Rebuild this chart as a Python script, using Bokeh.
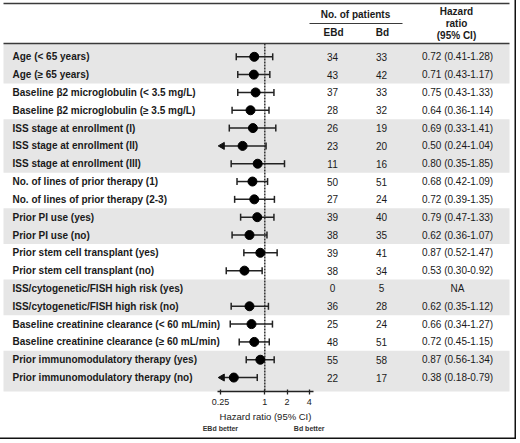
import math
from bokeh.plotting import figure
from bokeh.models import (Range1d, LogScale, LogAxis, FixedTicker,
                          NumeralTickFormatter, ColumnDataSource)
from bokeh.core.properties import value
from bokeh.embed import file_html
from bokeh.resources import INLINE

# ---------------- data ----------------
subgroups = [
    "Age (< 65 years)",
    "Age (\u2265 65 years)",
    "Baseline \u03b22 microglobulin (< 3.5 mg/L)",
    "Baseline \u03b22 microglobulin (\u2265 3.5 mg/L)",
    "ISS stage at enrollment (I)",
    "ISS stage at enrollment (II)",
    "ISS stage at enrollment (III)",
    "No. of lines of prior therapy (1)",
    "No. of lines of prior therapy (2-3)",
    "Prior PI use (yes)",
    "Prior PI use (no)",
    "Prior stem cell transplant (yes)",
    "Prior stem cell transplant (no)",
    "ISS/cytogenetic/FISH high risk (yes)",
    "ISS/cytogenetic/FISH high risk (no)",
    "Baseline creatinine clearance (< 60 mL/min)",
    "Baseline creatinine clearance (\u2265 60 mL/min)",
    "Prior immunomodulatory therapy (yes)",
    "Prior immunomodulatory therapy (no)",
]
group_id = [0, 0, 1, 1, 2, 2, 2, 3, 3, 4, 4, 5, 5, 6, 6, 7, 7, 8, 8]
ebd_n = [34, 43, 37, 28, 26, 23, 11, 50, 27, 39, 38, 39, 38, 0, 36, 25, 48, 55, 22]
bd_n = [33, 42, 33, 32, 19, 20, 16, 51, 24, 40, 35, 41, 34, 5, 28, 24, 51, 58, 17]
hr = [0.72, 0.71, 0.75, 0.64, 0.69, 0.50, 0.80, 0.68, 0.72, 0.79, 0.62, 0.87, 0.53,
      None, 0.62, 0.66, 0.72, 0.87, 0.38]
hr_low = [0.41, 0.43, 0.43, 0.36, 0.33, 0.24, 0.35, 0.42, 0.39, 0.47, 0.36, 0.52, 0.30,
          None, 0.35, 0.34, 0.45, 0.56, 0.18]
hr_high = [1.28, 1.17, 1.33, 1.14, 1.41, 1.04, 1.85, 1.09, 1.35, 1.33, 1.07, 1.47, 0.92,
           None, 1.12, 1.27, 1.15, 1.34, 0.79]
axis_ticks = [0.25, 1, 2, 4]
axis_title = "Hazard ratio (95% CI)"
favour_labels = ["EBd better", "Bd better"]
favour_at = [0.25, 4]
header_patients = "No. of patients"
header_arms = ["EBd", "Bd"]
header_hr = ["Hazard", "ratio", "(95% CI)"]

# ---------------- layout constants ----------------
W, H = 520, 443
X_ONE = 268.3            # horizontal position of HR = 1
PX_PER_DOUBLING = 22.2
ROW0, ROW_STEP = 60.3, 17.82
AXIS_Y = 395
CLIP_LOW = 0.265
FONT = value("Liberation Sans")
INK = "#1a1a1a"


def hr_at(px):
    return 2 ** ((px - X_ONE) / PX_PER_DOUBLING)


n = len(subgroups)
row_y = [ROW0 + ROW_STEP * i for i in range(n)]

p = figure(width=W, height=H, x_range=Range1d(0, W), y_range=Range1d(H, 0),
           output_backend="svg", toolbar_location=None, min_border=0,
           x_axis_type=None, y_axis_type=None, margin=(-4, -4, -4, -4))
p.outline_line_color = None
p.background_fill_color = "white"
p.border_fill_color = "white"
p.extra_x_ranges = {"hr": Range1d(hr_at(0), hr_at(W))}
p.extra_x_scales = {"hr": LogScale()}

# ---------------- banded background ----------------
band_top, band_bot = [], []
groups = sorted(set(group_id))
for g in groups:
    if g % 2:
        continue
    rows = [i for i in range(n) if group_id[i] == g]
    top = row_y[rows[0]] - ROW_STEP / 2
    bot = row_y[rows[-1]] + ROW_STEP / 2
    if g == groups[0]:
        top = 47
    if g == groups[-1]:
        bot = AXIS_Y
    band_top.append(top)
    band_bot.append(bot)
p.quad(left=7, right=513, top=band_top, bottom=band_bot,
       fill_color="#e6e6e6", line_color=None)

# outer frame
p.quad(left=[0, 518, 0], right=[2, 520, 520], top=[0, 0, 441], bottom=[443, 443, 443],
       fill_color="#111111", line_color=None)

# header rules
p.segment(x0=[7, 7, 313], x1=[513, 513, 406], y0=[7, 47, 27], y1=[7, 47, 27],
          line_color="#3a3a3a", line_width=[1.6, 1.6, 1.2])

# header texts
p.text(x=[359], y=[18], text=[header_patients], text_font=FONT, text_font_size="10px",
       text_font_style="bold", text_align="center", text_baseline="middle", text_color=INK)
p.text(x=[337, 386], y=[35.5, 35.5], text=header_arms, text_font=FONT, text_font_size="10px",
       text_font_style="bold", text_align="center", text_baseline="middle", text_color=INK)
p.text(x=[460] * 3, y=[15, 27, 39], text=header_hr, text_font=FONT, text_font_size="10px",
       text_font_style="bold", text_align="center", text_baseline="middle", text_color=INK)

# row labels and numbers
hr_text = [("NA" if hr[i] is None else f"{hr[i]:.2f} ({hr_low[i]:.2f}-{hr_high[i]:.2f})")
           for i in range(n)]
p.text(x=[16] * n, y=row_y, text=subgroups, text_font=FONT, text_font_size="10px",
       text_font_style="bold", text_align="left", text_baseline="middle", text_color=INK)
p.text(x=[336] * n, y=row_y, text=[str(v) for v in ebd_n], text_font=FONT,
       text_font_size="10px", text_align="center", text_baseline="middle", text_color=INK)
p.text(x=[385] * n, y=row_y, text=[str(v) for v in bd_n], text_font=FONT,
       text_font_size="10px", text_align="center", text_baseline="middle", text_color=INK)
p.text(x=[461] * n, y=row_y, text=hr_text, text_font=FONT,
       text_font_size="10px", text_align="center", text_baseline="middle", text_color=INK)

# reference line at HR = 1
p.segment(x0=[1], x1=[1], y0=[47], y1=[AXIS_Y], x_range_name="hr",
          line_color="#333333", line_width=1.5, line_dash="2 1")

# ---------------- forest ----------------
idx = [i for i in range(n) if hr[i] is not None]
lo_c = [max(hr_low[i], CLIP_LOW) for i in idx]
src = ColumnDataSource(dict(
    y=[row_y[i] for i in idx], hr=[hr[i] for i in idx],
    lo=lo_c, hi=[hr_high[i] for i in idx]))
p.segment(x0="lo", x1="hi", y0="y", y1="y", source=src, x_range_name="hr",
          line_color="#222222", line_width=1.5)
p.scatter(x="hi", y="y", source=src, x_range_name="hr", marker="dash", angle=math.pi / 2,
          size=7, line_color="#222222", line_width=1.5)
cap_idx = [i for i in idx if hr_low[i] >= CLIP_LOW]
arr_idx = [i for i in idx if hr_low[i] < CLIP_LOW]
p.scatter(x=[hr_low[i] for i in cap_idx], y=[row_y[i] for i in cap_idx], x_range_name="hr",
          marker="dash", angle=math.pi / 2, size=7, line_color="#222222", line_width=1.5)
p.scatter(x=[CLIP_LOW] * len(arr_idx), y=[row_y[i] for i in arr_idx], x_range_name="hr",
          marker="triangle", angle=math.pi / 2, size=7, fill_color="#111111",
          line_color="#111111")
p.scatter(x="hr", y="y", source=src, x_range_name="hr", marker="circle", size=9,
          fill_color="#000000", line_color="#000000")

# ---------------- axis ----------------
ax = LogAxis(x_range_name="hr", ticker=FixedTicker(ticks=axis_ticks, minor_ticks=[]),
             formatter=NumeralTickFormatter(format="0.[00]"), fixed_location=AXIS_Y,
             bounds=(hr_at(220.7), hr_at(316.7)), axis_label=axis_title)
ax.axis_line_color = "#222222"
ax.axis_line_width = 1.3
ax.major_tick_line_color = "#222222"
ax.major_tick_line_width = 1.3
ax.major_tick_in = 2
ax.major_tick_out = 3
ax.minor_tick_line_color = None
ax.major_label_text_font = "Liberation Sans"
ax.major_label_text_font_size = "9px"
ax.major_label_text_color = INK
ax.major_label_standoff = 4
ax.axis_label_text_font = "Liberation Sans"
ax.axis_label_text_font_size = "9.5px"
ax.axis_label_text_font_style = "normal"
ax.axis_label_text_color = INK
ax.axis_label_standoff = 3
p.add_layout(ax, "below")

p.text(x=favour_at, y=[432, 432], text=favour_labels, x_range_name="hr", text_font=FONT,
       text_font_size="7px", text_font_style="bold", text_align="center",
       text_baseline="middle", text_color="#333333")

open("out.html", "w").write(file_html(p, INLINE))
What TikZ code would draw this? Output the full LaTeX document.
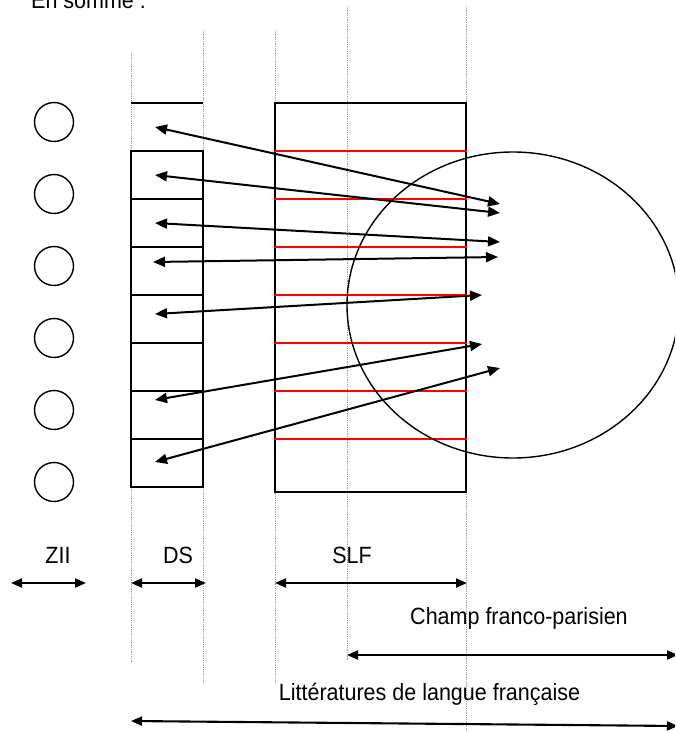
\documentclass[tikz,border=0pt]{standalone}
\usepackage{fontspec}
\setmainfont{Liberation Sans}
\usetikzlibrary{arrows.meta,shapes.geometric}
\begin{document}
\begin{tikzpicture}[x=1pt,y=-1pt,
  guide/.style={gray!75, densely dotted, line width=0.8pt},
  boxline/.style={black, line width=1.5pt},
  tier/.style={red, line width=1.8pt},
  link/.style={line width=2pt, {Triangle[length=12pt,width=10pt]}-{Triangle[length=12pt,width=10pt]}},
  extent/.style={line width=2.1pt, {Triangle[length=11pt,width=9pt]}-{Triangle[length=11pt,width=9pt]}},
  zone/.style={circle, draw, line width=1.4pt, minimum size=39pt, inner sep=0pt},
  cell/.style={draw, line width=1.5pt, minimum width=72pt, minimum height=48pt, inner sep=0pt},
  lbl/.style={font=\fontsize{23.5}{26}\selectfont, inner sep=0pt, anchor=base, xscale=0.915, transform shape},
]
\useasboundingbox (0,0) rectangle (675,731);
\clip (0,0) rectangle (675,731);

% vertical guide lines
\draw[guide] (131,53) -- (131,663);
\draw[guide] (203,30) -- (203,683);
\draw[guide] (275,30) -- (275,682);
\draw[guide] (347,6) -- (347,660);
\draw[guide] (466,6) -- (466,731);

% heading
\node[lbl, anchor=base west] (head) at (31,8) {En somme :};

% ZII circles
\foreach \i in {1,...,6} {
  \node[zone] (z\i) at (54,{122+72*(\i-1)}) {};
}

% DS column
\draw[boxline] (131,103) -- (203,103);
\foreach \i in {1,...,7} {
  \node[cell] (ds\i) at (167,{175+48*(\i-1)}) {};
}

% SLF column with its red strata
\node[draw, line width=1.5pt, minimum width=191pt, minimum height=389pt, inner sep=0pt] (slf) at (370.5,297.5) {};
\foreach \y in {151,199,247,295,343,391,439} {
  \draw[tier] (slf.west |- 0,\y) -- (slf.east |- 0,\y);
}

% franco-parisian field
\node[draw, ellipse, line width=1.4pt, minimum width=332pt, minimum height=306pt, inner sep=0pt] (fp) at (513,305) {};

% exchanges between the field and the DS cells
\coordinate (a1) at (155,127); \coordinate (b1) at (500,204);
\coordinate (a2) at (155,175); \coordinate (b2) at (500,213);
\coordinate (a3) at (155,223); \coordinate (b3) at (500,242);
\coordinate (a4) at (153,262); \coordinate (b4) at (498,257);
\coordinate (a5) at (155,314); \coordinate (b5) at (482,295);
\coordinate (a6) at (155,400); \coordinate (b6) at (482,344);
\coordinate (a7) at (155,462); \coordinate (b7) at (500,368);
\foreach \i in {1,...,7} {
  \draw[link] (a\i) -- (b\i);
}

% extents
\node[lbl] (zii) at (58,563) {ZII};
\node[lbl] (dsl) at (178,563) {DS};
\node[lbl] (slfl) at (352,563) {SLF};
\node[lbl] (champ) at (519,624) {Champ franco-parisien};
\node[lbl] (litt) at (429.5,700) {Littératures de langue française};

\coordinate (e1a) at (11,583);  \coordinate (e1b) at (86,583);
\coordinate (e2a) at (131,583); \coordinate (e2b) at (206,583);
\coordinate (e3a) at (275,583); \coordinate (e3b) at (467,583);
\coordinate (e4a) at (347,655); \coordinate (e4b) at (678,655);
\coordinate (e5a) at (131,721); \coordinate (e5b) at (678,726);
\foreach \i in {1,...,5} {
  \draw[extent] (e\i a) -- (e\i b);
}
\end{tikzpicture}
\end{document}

◆ ◆ ◆ ◆

- _Problem details_
Give only the number of lines in the data that hold the word "this".

- _Result of the exercise_
2